Friday 22 April 2011

THE MAN FROM NOWHERE

(Jeong Beom Lee, 2010)

The premise is near-parodic in it's generic familiarity; a traumatised ex-Intelligence Operative is just beginning to be drawn out of his depression and mourning by the irrepressible little girl who lives next door when she is abducted by mobsters who kill her junkie mother. He vows to get her back, and he's very very good at violence. From there on in it's mayhem.

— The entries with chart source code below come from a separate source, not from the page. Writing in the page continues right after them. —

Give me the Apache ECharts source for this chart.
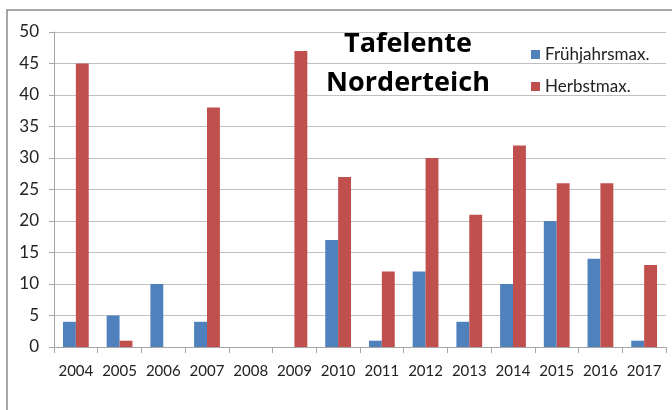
<!DOCTYPE html>
<html>
<head>
<meta charset="utf-8">
<script src="https://cdn.jsdelivr.net/npm/echarts@6/dist/echarts.min.js"></script>
<style>
  html, body { margin: 0; padding: 0; background: #fff; }
  #chart { width: 672px; height: 410px; }
</style>
</head>
<body>
<div id="chart"></div>
<script>
// Jahre und Maxima
const years = ["2004", "2005", "2006", "2007", "2008", "2009", "2010", "2011", "2012", "2013", "2014", "2015", "2016", "2017"];
const fruehjahr = [4, 5, 10, 4, 0, 0, 17, 1, 12, 4, 10, 20, 14, 1];
const herbst = [45, 1, 0, 38, 0, 47, 27, 12, 30, 21, 32, 26, 26, 13];

const font = "Lato, 'Open Sans', sans-serif";

const chart = echarts.init(document.getElementById("chart"));
chart.setOption({
  animation: false,
  textStyle: { fontFamily: font },
  graphic: [
    {
      // Rahmen
      type: "rect",
      shape: { x: 7, y: 10, width: 700, height: 500 },
      style: { fill: "none", stroke: "#8c8c8c", lineWidth: 1.5 },
      z: -1
    },
    {
      type: "text",
      x: 408, y: 25,
      style: {
        text: "Tafelente\nNorderteich",
        align: "center",
        verticalAlign: "top",
        fontFamily: "'Open Sans', Lato, sans-serif",
        fontWeight: "bold",
        fontSize: 27,
        lineHeight: 39,
        fill: "#000"
      },
      z: 10
    }
  ],
  legend: {
    orient: "vertical",
    left: 526,
    top: 41,
    itemWidth: 9,
    itemHeight: 9,
    itemGap: 15,
    icon: "rect",
    textStyle: { fontFamily: font, fontSize: 17, color: "#222" },
    data: ["Frühjahrsmax.", "Herbstmax."]
  },
  grid: { left: 54, right: 6, top: 32, bottom: 63 },
  xAxis: {
    type: "category",
    data: years,
    axisLine: { lineStyle: { color: "#a6a6a6", width: 1 } },
    axisTick: { show: true, length: 6, lineStyle: { color: "#a6a6a6" } },
    axisLabel: { color: "#222", fontSize: 15, margin: 17, interval: 0, fontFamily: font }
  },
  yAxis: {
    type: "value",
    min: 0,
    max: 50,
    interval: 5,
    axisLine: { show: true, lineStyle: { color: "#a6a6a6" } },
    axisTick: { show: true, length: 5, lineStyle: { color: "#a6a6a6" } },
    axisLabel: { color: "#222", fontSize: 17, margin: 15, fontFamily: font },
    splitLine: { lineStyle: { color: "#c0c0c0", width: 1 } }
  },
  series: [
    {
      name: "Frühjahrsmax.",
      type: "bar",
      data: fruehjahr,
      barGap: "0%",
      barCategoryGap: "41%",
      itemStyle: { color: "#4f81bd" }
    },
    {
      name: "Herbstmax.",
      type: "bar",
      data: herbst,
      itemStyle: { color: "#c0504d" }
    }
  ]
});
</script>
</body>
</html>
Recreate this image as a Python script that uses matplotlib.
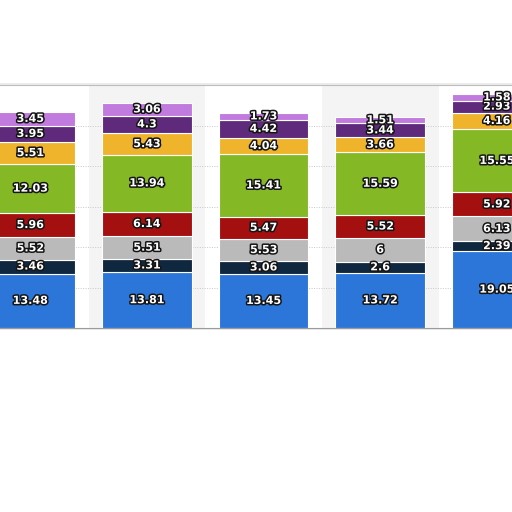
import numpy as np
from matplotlib import pyplot as plt
import matplotlib.patheffects as pe

# Datos (de abajo hacia arriba en cada barra)
categorias = ["A", "B", "C", "D", "E"]
serie_1 = [13.48, 13.81, 13.45, 13.72, 19.05]
serie_2 = [3.46, 3.31, 3.06, 2.6, 2.39]
serie_3 = [5.52, 5.51, 5.53, 6, 6.13]
serie_4 = [5.96, 6.14, 5.47, 5.52, 5.92]
serie_5 = [12.03, 13.94, 15.41, 15.59, 15.55]
serie_6 = [5.51, 5.43, 4.04, 3.66, 4.16]
serie_7 = [3.95, 4.3, 4.42, 3.44, 2.93]
serie_8 = [3.45, 3.06, 1.73, 1.51, 1.58]

series = [serie_1, serie_2, serie_3, serie_4, serie_5, serie_6, serie_7, serie_8]
colores = ["#2b76d8", "#10283f", "#bababa", "#a40f10",
           "#84b925", "#efb42c", "#5f2a7c", "#c17add"]

fig = plt.figure(figsize=(5.12, 5.12), dpi=100)
fig.patch.set_facecolor("white")

# sombra suave del marco
fondo = fig.add_axes([0.0, 0.356, 1.0, 0.481])
fondo.set_facecolor("#ececec")
fondo.set_xticks([])
fondo.set_yticks([])
for s in fondo.spines.values():
    s.set_visible(False)
fondo.set_zorder(0)

ax = fig.add_axes([0.0, 0.359, 1.0, 0.475])
ax.set_zorder(1)
ax.set_facecolor("white")

x = np.arange(len(categorias))

# bandas alternas de fondo
for i in x:
    if i % 2 == 1:
        ax.axvspan(i - 0.5, i + 0.5, color="#f4f4f4", zorder=0, lw=0)

for y in range(10, 60, 10):
    ax.axhline(y, color="#c8c8c8", lw=0.7, ls=(0, (1, 1.5)), zorder=1)

base = np.zeros(len(categorias))
for valores, color in zip(series, colores):
    valores = np.array(valores)
    ax.bar(x, valores, bottom=base, width=0.77, color=color,
           edgecolor="white", linewidth=0.8, zorder=2)
    for xi, b, v in zip(x, base, valores):
        ax.text(xi, b + v / 2, f"{v:g}", ha="center", va="center",
                color="white", fontsize=8, fontweight="bold", zorder=3,
                path_effects=[pe.withStroke(linewidth=2.2, foreground="#151515")])
    base = base + valores

ax.set_xlim(-0.26, 4.13)
ax.set_ylim(0, 60)
ax.set_xticks([])
ax.set_yticks([])
for lado in ["left", "right"]:
    ax.spines[lado].set_visible(False)
ax.spines["top"].set_color("#bdbdbd")
ax.spines["bottom"].set_color("#9a9a9a")

fig.savefig("out.png", dpi=100)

But like many Korean genre films, it's the slightly offbeat sensibility and the intensity of the treatment of such cliched material that really makes the film work. The villains are vile; torturing and harvesting organs from children, the group are also given distinctive personalities (partly signalled by a variety of extravagant hairstyles, an emphasis echoed when the heroes final transformation into vengeful killer is signalled by him shaving off his moptop) making their eventual fates much more satisfying. The hero, played by Korean Superstar Bin Won, is a muted presence early on, but his eventual eruption into spectacular, expert violence is nicely played and the actor even makes the film's weakest element - his sentimental emotional breakthrough with the little girl - feel a lot less mawkish than it should.

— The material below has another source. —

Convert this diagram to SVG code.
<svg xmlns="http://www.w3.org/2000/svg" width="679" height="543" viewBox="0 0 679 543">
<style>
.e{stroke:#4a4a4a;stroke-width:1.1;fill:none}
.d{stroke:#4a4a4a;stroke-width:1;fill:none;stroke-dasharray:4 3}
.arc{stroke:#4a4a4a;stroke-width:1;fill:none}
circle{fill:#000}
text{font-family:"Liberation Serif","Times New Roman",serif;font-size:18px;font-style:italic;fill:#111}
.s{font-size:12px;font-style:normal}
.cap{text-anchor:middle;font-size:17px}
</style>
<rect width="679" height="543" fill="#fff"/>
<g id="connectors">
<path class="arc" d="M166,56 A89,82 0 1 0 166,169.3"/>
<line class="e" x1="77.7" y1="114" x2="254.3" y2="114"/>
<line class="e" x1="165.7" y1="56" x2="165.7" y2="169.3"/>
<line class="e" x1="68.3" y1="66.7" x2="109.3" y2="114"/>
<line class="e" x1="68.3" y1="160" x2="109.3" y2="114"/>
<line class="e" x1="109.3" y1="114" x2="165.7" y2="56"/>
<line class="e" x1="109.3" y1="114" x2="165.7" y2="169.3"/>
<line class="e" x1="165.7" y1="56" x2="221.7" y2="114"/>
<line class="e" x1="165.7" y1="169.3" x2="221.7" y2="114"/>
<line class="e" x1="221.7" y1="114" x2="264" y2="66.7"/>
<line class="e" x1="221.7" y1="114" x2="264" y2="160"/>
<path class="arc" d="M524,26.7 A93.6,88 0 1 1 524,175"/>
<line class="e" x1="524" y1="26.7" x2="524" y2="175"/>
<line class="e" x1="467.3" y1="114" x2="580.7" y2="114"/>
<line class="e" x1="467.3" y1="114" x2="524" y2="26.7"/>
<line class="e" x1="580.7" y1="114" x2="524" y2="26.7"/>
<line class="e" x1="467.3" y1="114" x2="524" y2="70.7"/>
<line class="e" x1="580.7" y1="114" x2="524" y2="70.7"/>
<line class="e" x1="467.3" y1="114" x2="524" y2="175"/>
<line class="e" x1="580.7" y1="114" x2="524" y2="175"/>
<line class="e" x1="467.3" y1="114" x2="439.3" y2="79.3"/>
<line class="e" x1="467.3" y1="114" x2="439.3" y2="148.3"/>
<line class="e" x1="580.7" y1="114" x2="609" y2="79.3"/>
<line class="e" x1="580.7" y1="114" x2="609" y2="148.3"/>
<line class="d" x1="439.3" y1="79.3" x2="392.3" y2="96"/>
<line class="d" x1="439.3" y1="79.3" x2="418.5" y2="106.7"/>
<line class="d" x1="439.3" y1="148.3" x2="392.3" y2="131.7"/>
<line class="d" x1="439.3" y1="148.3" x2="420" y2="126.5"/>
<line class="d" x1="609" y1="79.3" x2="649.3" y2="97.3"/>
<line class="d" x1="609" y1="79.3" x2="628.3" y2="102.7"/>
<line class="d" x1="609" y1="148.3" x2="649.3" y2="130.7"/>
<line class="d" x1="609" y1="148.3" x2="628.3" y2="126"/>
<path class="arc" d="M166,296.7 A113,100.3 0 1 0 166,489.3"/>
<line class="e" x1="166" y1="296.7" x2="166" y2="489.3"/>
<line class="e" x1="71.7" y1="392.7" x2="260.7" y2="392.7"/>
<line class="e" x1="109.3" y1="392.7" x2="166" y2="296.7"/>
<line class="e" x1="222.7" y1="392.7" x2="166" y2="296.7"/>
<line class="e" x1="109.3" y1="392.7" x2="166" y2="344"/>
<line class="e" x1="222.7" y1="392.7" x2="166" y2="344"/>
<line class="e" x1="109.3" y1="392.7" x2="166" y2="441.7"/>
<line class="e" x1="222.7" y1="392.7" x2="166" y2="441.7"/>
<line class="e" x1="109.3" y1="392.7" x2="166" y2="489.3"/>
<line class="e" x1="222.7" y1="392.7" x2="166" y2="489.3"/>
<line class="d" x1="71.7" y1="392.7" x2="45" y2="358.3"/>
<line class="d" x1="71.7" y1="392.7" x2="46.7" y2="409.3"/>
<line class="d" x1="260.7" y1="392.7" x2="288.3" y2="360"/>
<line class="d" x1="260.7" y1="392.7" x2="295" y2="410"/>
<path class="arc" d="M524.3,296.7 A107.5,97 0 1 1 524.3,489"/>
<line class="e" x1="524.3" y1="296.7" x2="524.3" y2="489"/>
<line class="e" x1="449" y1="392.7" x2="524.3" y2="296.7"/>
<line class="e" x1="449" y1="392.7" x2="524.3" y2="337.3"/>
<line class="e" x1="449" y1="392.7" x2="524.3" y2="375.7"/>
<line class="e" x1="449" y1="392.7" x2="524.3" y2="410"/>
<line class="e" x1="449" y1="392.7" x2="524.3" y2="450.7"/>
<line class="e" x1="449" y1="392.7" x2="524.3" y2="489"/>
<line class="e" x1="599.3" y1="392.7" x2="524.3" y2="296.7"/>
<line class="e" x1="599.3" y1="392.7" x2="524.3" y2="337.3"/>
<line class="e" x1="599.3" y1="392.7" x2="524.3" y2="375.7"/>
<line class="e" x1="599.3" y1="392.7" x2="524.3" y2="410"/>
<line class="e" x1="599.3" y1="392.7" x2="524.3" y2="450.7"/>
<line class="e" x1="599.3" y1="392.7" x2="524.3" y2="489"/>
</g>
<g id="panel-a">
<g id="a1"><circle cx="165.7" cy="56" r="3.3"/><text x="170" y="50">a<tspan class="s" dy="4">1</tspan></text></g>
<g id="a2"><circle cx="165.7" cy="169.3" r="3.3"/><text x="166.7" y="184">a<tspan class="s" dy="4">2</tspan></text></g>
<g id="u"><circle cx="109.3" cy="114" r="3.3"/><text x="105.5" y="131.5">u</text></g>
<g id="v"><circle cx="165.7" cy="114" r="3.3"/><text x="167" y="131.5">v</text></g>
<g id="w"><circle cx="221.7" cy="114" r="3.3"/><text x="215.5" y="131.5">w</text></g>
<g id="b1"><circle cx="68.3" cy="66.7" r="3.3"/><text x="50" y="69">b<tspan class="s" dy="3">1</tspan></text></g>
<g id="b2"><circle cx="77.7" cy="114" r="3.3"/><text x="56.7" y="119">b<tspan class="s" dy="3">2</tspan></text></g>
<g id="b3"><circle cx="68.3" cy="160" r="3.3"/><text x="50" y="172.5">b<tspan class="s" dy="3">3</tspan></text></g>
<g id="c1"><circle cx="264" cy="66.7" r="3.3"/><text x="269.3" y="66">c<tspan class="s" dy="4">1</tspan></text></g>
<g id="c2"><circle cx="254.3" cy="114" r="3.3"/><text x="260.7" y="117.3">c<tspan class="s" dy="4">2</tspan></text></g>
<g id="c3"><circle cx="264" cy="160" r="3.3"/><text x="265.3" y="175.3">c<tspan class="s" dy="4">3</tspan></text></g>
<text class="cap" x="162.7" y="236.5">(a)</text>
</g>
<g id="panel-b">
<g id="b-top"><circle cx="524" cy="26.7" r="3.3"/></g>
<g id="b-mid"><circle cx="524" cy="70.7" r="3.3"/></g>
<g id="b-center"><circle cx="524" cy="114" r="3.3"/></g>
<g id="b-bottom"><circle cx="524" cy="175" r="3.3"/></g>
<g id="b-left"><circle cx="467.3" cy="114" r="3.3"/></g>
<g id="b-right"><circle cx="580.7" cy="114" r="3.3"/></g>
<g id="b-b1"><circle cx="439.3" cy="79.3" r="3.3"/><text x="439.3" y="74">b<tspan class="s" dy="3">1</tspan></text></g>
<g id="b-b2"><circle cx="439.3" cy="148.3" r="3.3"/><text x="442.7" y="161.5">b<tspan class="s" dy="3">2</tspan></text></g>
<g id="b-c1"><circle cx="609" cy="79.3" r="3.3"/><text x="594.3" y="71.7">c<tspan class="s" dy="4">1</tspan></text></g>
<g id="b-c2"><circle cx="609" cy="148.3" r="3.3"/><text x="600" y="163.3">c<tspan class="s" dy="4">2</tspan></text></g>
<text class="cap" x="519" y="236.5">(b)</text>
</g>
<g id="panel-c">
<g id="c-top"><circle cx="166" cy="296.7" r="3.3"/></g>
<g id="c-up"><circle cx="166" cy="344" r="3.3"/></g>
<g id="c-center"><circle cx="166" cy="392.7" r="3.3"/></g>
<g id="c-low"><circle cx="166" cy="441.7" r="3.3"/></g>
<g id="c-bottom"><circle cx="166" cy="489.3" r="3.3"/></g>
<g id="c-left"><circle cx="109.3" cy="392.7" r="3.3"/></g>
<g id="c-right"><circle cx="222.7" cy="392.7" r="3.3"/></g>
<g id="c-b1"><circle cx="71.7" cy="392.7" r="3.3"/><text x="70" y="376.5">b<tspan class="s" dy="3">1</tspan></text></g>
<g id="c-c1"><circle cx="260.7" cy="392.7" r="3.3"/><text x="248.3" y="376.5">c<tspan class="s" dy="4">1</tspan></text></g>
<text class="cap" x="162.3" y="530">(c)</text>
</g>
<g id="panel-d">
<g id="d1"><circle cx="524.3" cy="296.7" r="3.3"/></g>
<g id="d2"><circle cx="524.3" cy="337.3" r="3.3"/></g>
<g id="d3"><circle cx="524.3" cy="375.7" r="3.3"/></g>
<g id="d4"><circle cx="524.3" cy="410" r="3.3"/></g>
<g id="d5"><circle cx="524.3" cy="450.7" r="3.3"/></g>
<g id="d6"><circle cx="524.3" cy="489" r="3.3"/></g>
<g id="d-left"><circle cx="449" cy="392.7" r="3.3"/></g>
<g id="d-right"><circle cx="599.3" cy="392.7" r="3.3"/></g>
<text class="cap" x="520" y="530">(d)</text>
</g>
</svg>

But it's director Jeong Beom Lee's slick, dark direction that ensures the plot rips along without ever sacrificing any characterisation. His film is full of stunning sequences, including a couple of bravura action scenes - a fantastic final knife fight and the hero versus a roomful of armed mobsters leap immediately to mind - and is always a stylish, visually pleasurable watch. Yet it still feels more soulful and substantial than an American treatment of this material might. In fact, whereas American Action cinema seems to have split into two distinct streams; comprising of the post-Bourne Arthouse Action movie (Joe Wright's Hanna, for instance) and the more simplistic and exploitative popcorn Action movie (a recent example would be Fast Five, say), Korean Action Cinema manages to incorporate both tendencies into single films. The Man from Nowhere is undoubtedly an Action film, but it's never insulting or offensively dumb, and it is shaded an individual enough to remain interesting throughout.